So full disclosure: I work as a software developer for an EV charging company and I'm currently directly involved in their contactless payment efforts.
A lot of the problems of payment for EV charging ultimately comes down to banks/payment gateways. A lot of them have quite tight time limits between a pre-auth and confirm which is sort of uniquely a problem for EV charging where there may be hours between when you take a pre-auth and the charge starts and when the charge ends and you can confirm the actual amount used. There are also some that basically take the view that it's a new and scary market with a different risk profile and they want nothing to do with it. That leaves you with quite a small pool of financial institutions you can work with and they all know this and will try to screw you over on transaction fees and/or will treat any support requests as the lowest possible priority. This is even more true right now with legislation pending to force all charge point operators to implement contactless payments within the next year or so.
I was actually quite interested to see how the pay-at-pump system "negotiated" the pre-auth down until it was accepted. I'm guessing it effectively uses a binary search - start at £140 then if that fails try £70 then £35 then £18 (rounded from £17.50) then £9 and presumably if that hadn't worked would then try £5, £3, £2 and £1. I honestly hadn't seen that done before and I might just have a go at convincing the powers that be that it would a decent system to implement for EV payment.
On his point about the government mandating that charging station should be able to take a range of RFID tokens (like his Octopus Electroverse card) - that's actually
sort of in the draft legislation although it's pretty vague as to how they expect it all to work. The problem here is again more of a business issue than a technical one: the idea is basically that you can split the actors in an EV charging transaction into two, the MSP (Mobility Service Provider) who handle user accounts and billing and so forth and the CPO (Charge Point Operator) who install and run the actually charge points and who have to pay for the electricity.
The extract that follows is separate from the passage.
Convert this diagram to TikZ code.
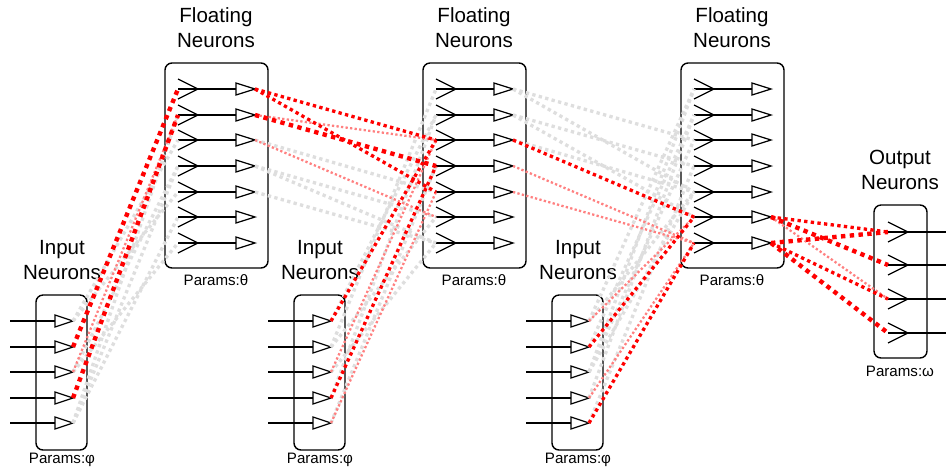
\documentclass[tikz,border=0pt]{standalone}
\usepackage{fontspec}
\setmainfont{Liberation Sans}

\tikzset{
  box/.style={draw, line width=0.8pt, rounded corners=4pt},
  wire/.style={line width=0.7pt},
  title/.style={font=\fontsize{11.7}{14.2}\selectfont, align=center},
  param/.style={font=\fontsize{8.6}{10}\selectfont},
  hot/.style={red, line width=2.5pt, dash pattern=on 2.5pt off 2.5pt},
  warm/.style={red, line width=1.9pt, dash pattern=on 1.9pt off 1.9pt},
  faint/.style={red!50, line width=1.3pt, dash pattern=on 1.3pt off 1.3pt},
  idle/.style={black!13, line width=1.9pt, dash pattern=on 1.9pt off 1.9pt},
}

\begin{document}
\begin{tikzpicture}[x=0.02cm, y=-0.02cm]

\useasboundingbox (0,0) rectangle (946,471);

%% 入力層
\foreach \k/\dx in {1/0,2/258,3/516} {
  \draw[box] (36+\dx,295) rectangle (87+\dx,450);
  \foreach \j/\y in {1/321,2/347,3/372,4/398,5/423} {
    \draw[wire] (10+\dx,\y) -- (55+\dx,\y);
    \draw[wire] (55+\dx,\y-6) -- (73+\dx,\y) -- (55+\dx,\y+6) -- cycle;
    \coordinate (in\k-\j) at (73+\dx,\y);
  }
  \node[title] (inlab\k) at (62+\dx,260) {Input\\Neurons};
  \node[param] (inpar\k) at (62+\dx,460) {Params:φ};
}

%% 浮動層
\foreach \k/\dx in {1/0,2/258,3/516} {
  \draw[box] (165+\dx,63) rectangle (268+\dx,268);
  \foreach \j/\y in {1/89,2/115,3/140,4/166,5/192,6/217,7/243} {
    \draw[wire] (178+\dx,\y-10) -- (198+\dx,\y) -- (178+\dx,\y+10);
    \draw[wire] (178+\dx,\y) -- (236+\dx,\y);
    \draw[wire] (236+\dx,\y-6) -- (255+\dx,\y) -- (236+\dx,\y+6) -- cycle;
    \coordinate (fl\k-\j) at (178+\dx,\y);
    \coordinate (fo\k-\j) at (255+\dx,\y);
  }
  \node[title] (fllab\k) at (216+\dx,28) {Floating\\Neurons};
  \node[param] (flpar\k) at (216+\dx,280) {Params:θ};
}

%% 出力層
\draw[box] (874,205) rectangle (927,358);
\foreach \j/\y in {1/232,2/265,3/299,4/333} {
  \draw[wire] (888,\y-10) -- (908,\y) -- (888,\y+10);
  \draw[wire] (888,\y) -- (946,\y);
  \coordinate (out-\j) at (888,\y);
}
\node[title] (outlab) at (900,170) {Output\\Neurons};
\node[param] (outpar) at (900,371) {Params:ω};

%% 結線
% 灰
\foreach \a/\b in {in1-1/fl1-3, in1-1/fl1-5, in1-3/fl1-4, in1-5/fl1-2, in1-5/fl1-6,
    in1-3/fl1-7, in1-5/fl1-4,
    fo1-3/fl2-5, fo1-4/fl2-6, fo1-5/fl2-7, fo1-4/fl2-7,
    in2-1/fl2-2, in2-2/fl2-1, in2-2/fl2-6, in2-3/fl2-7, in2-5/fl2-4, in2-4/fl2-2,
    fo2-1/fl3-3, fo2-1/fl3-5, fo2-2/fl3-4, fo2-2/fl3-6, fo2-3/fl3-5,
    in3-1/fl3-1, in3-2/fl3-2, in3-3/fl3-1, in3-3/fl3-3, in3-4/fl3-2, in3-5/fl3-4,
    in3-1/fl3-5, in3-3/fl3-5}
  \draw[idle] (\a) -- (\b);

% 薄い赤
\foreach \a/\b in {in1-3/fl1-2, fo1-2/fl2-3, fo1-3/fl2-6, in2-3/fl2-3, in2-5/fl2-5,
    fo2-4/fl3-7, fo2-5/fl3-7, in3-1/fl3-6, in3-4/fl3-7, fo3-6/out-3}
  \draw[faint] (\a) -- (\b);

% 赤
\foreach \a/\b in {fo1-1/fl2-3, fo1-1/fl2-5, in2-1/fl2-3, in2-4/fl2-4,
    fo2-3/fl3-6, in3-2/fl3-6, in3-5/fl3-7, fo3-6/out-1, fo3-7/out-3}
  \draw[warm] (\a) -- (\b);

\foreach \a/\b in {in1-2/fl1-1, in1-4/fl1-2, fo1-2/fl2-4,
    fo3-7/out-1, fo3-6/out-2, fo3-7/out-4}
  \draw[hot] (\a) -- (\b);

\end{tikzpicture}
\end{document}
The margins on EV charging are relatively low - particularly on the slower AC chargers (partly due to the fact that everyone already buys electricity for their house and so has a baseline for how much it costs whereas I imagine very few people have much of an idea of how much their petrol is getting marked up) and third party MSPs (like Octopus Electroverse) all want their cut so at the moment most CPOs are set up to have both parts of the process in house and I don't really see this changing until they are forced to by law so we're just going to have to wait and see how it all shakes out I think.